## BEGIN Dataset content
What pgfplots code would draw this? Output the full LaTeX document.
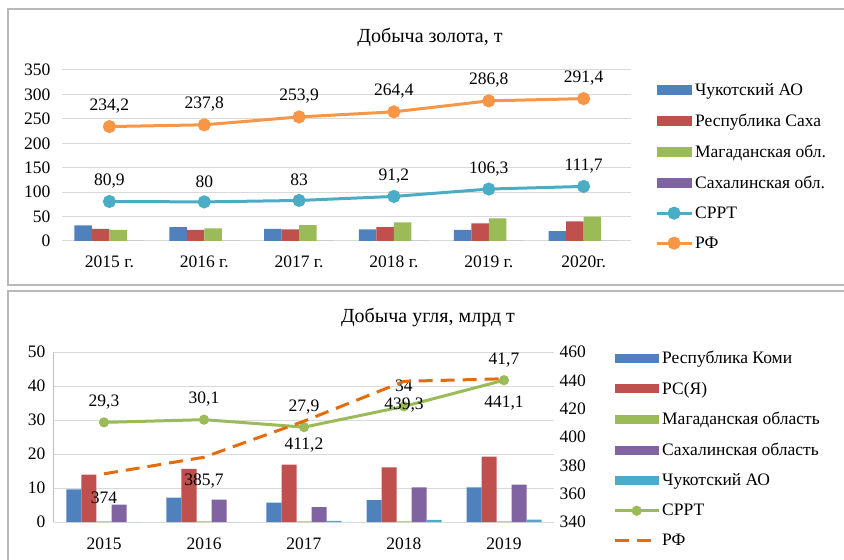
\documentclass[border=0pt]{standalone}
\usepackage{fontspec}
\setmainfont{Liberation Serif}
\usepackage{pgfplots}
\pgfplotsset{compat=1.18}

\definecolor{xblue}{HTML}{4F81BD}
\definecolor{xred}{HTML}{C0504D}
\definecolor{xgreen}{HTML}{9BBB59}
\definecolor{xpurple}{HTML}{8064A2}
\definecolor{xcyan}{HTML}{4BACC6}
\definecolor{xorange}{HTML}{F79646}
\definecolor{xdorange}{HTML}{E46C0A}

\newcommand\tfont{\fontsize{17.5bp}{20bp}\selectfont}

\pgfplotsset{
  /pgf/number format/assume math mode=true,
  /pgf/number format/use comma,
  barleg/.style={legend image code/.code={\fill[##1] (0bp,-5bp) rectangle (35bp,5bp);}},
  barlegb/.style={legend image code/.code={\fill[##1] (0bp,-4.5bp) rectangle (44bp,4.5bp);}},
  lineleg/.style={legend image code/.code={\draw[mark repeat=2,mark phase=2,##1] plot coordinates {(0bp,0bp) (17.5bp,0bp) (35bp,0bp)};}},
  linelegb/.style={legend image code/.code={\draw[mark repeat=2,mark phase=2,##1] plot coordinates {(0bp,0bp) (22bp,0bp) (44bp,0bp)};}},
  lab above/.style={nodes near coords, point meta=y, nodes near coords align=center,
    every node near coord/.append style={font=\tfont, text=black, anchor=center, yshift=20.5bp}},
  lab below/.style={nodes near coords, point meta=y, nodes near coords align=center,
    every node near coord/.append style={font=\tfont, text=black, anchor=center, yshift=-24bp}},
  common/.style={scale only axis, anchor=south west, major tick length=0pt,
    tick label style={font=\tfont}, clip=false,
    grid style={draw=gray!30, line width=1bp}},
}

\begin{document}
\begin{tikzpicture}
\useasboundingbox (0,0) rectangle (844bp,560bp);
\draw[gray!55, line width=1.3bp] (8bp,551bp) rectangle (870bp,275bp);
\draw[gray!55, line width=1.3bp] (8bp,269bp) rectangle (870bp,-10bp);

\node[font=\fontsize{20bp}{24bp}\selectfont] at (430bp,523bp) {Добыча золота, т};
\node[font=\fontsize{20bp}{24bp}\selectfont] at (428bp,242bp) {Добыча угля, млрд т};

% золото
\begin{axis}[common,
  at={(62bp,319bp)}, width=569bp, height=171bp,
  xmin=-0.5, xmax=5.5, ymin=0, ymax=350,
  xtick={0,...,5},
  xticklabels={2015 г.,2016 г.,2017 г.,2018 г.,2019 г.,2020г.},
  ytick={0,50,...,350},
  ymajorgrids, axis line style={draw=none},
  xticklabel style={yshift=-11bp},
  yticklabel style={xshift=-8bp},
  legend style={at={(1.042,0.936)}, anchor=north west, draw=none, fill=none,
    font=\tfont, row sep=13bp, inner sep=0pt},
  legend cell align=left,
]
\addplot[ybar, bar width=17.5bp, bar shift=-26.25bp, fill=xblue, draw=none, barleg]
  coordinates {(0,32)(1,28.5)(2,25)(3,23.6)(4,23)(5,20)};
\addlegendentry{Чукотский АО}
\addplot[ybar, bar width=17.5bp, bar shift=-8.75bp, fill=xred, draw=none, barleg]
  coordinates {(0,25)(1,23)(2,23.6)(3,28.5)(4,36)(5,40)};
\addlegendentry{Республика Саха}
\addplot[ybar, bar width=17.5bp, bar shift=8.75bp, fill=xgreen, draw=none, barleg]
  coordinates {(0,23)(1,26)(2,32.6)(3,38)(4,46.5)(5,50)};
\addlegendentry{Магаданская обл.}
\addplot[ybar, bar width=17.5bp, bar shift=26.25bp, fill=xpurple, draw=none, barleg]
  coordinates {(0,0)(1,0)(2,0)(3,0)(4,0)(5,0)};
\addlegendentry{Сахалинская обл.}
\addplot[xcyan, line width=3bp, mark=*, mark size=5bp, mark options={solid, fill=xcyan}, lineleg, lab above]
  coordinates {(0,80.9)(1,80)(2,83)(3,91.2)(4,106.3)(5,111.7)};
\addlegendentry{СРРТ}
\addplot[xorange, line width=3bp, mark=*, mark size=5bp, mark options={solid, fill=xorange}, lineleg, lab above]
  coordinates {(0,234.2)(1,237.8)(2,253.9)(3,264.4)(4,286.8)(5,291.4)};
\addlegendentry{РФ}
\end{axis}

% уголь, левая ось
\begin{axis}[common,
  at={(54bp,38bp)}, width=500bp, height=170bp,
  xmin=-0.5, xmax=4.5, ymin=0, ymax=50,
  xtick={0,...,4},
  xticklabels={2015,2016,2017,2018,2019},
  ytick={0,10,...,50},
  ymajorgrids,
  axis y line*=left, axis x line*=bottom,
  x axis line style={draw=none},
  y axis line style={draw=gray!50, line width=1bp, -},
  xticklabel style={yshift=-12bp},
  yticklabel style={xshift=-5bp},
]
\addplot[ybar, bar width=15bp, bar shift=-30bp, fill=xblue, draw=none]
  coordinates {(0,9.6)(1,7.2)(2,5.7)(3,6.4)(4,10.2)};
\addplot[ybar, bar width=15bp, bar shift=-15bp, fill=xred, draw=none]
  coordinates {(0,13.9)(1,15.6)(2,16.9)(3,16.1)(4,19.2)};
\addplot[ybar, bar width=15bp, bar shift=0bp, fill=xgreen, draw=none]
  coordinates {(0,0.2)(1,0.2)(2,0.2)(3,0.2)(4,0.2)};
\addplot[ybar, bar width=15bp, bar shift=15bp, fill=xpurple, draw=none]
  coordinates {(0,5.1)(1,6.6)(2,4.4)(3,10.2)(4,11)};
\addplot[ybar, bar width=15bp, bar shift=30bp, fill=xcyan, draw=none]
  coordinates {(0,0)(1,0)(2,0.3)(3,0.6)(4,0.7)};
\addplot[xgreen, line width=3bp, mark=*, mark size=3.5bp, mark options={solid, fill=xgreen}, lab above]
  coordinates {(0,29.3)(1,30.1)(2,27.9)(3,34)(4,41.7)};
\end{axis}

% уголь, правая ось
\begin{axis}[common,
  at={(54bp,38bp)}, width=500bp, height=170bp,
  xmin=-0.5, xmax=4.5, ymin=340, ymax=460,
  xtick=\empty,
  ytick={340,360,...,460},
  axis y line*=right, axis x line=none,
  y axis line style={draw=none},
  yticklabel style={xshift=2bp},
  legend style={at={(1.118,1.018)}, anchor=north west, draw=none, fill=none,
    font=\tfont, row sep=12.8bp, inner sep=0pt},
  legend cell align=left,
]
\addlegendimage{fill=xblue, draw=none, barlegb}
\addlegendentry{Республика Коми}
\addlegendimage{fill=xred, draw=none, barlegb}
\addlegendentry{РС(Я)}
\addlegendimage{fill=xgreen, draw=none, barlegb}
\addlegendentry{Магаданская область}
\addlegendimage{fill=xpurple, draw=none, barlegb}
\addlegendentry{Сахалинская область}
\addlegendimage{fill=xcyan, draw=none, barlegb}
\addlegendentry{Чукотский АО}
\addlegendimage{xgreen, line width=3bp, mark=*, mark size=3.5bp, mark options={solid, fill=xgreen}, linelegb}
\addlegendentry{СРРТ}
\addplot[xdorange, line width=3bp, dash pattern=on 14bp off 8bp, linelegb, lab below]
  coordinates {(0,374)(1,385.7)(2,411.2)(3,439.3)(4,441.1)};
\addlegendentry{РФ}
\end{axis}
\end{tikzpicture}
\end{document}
## END Dataset content
The data should be printed again unchanged; leave its pictures out.

What pgfplots code would draw this? Output the full LaTeX document.
\documentclass[border=0pt]{standalone}
\usepackage{fontspec}
\setmainfont{Liberation Serif}
\usepackage{pgfplots}
\pgfplotsset{compat=1.18}

\definecolor{xblue}{HTML}{4F81BD}
\definecolor{xred}{HTML}{C0504D}
\definecolor{xgreen}{HTML}{9BBB59}
\definecolor{xpurple}{HTML}{8064A2}
\definecolor{xcyan}{HTML}{4BACC6}
\definecolor{xorange}{HTML}{F79646}
\definecolor{xdorange}{HTML}{E46C0A}

\newcommand\tfont{\fontsize{17.5bp}{20bp}\selectfont}

\pgfplotsset{
  /pgf/number format/assume math mode=true,
  /pgf/number format/use comma,
  barleg/.style={legend image code/.code={\fill[##1] (0bp,-5bp) rectangle (35bp,5bp);}},
  barlegb/.style={legend image code/.code={\fill[##1] (0bp,-4.5bp) rectangle (44bp,4.5bp);}},
  lineleg/.style={legend image code/.code={\draw[mark repeat=2,mark phase=2,##1] plot coordinates {(0bp,0bp) (17.5bp,0bp) (35bp,0bp)};}},
  linelegb/.style={legend image code/.code={\draw[mark repeat=2,mark phase=2,##1] plot coordinates {(0bp,0bp) (22bp,0bp) (44bp,0bp)};}},
  lab above/.style={nodes near coords, point meta=y, nodes near coords align=center,
    every node near coord/.append style={font=\tfont, text=black, anchor=center, yshift=20.5bp}},
  lab below/.style={nodes near coords, point meta=y, nodes near coords align=center,
    every node near coord/.append style={font=\tfont, text=black, anchor=center, yshift=-24bp}},
  common/.style={scale only axis, anchor=south west, major tick length=0pt,
    tick label style={font=\tfont}, clip=false,
    grid style={draw=gray!30, line width=1bp}},
}

\begin{document}
\begin{tikzpicture}
\useasboundingbox (0,0) rectangle (844bp,560bp);
\draw[gray!55, line width=1.3bp] (8bp,551bp) rectangle (870bp,275bp);
\draw[gray!55, line width=1.3bp] (8bp,269bp) rectangle (870bp,-10bp);

\node[font=\fontsize{20bp}{24bp}\selectfont] at (430bp,523bp) {Добыча золота, т};
\node[font=\fontsize{20bp}{24bp}\selectfont] at (428bp,242bp) {Добыча угля, млрд т};

% золото
\begin{axis}[common,
  at={(62bp,319bp)}, width=569bp, height=171bp,
  xmin=-0.5, xmax=5.5, ymin=0, ymax=350,
  xtick={0,...,5},
  xticklabels={2015 г.,2016 г.,2017 г.,2018 г.,2019 г.,2020г.},
  ytick={0,50,...,350},
  ymajorgrids, axis line style={draw=none},
  xticklabel style={yshift=-11bp},
  yticklabel style={xshift=-8bp},
  legend style={at={(1.042,0.936)}, anchor=north west, draw=none, fill=none,
    font=\tfont, row sep=13bp, inner sep=0pt},
  legend cell align=left,
]
\addplot[ybar, bar width=17.5bp, bar shift=-26.25bp, fill=xblue, draw=none, barleg]
  coordinates {(0,32)(1,28.5)(2,25)(3,23.6)(4,23)(5,20)};
\addlegendentry{Чукотский АО}
\addplot[ybar, bar width=17.5bp, bar shift=-8.75bp, fill=xred, draw=none, barleg]
  coordinates {(0,25)(1,23)(2,23.6)(3,28.5)(4,36)(5,40)};
\addlegendentry{Республика Саха}
\addplot[ybar, bar width=17.5bp, bar shift=8.75bp, fill=xgreen, draw=none, barleg]
  coordinates {(0,23)(1,26)(2,32.6)(3,38)(4,46.5)(5,50)};
\addlegendentry{Магаданская обл.}
\addplot[ybar, bar width=17.5bp, bar shift=26.25bp, fill=xpurple, draw=none, barleg]
  coordinates {(0,0)(1,0)(2,0)(3,0)(4,0)(5,0)};
\addlegendentry{Сахалинская обл.}
\addplot[xcyan, line width=3bp, mark=*, mark size=5bp, mark options={solid, fill=xcyan}, lineleg, lab above]
  coordinates {(0,80.9)(1,80)(2,83)(3,91.2)(4,106.3)(5,111.7)};
\addlegendentry{СРРТ}
\addplot[xorange, line width=3bp, mark=*, mark size=5bp, mark options={solid, fill=xorange}, lineleg, lab above]
  coordinates {(0,234.2)(1,237.8)(2,253.9)(3,264.4)(4,286.8)(5,291.4)};
\addlegendentry{РФ}
\end{axis}

% уголь, левая ось
\begin{axis}[common,
  at={(54bp,38bp)}, width=500bp, height=170bp,
  xmin=-0.5, xmax=4.5, ymin=0, ymax=50,
  xtick={0,...,4},
  xticklabels={2015,2016,2017,2018,2019},
  ytick={0,10,...,50},
  ymajorgrids,
  axis y line*=left, axis x line*=bottom,
  x axis line style={draw=none},
  y axis line style={draw=gray!50, line width=1bp, -},
  xticklabel style={yshift=-12bp},
  yticklabel style={xshift=-5bp},
]
\addplot[ybar, bar width=15bp, bar shift=-30bp, fill=xblue, draw=none]
  coordinates {(0,9.6)(1,7.2)(2,5.7)(3,6.4)(4,10.2)};
\addplot[ybar, bar width=15bp, bar shift=-15bp, fill=xred, draw=none]
  coordinates {(0,13.9)(1,15.6)(2,16.9)(3,16.1)(4,19.2)};
\addplot[ybar, bar width=15bp, bar shift=0bp, fill=xgreen, draw=none]
  coordinates {(0,0.2)(1,0.2)(2,0.2)(3,0.2)(4,0.2)};
\addplot[ybar, bar width=15bp, bar shift=15bp, fill=xpurple, draw=none]
  coordinates {(0,5.1)(1,6.6)(2,4.4)(3,10.2)(4,11)};
\addplot[ybar, bar width=15bp, bar shift=30bp, fill=xcyan, draw=none]
  coordinates {(0,0)(1,0)(2,0.3)(3,0.6)(4,0.7)};
\addplot[xgreen, line width=3bp, mark=*, mark size=3.5bp, mark options={solid, fill=xgreen}, lab above]
  coordinates {(0,29.3)(1,30.1)(2,27.9)(3,34)(4,41.7)};
\end{axis}

% уголь, правая ось
\begin{axis}[common,
  at={(54bp,38bp)}, width=500bp, height=170bp,
  xmin=-0.5, xmax=4.5, ymin=340, ymax=460,
  xtick=\empty,
  ytick={340,360,...,460},
  axis y line*=right, axis x line=none,
  y axis line style={draw=none},
  yticklabel style={xshift=2bp},
  legend style={at={(1.118,1.018)}, anchor=north west, draw=none, fill=none,
    font=\tfont, row sep=12.8bp, inner sep=0pt},
  legend cell align=left,
]
\addlegendimage{fill=xblue, draw=none, barlegb}
\addlegendentry{Республика Коми}
\addlegendimage{fill=xred, draw=none, barlegb}
\addlegendentry{РС(Я)}
\addlegendimage{fill=xgreen, draw=none, barlegb}
\addlegendentry{Магаданская область}
\addlegendimage{fill=xpurple, draw=none, barlegb}
\addlegendentry{Сахалинская область}
\addlegendimage{fill=xcyan, draw=none, barlegb}
\addlegendentry{Чукотский АО}
\addlegendimage{xgreen, line width=3bp, mark=*, mark size=3.5bp, mark options={solid, fill=xgreen}, linelegb}
\addlegendentry{СРРТ}
\addplot[xdorange, line width=3bp, dash pattern=on 14bp off 8bp, linelegb, lab below]
  coordinates {(0,374)(1,385.7)(2,411.2)(3,439.3)(4,441.1)};
\addlegendentry{РФ}
\end{axis}
\end{tikzpicture}
\end{document}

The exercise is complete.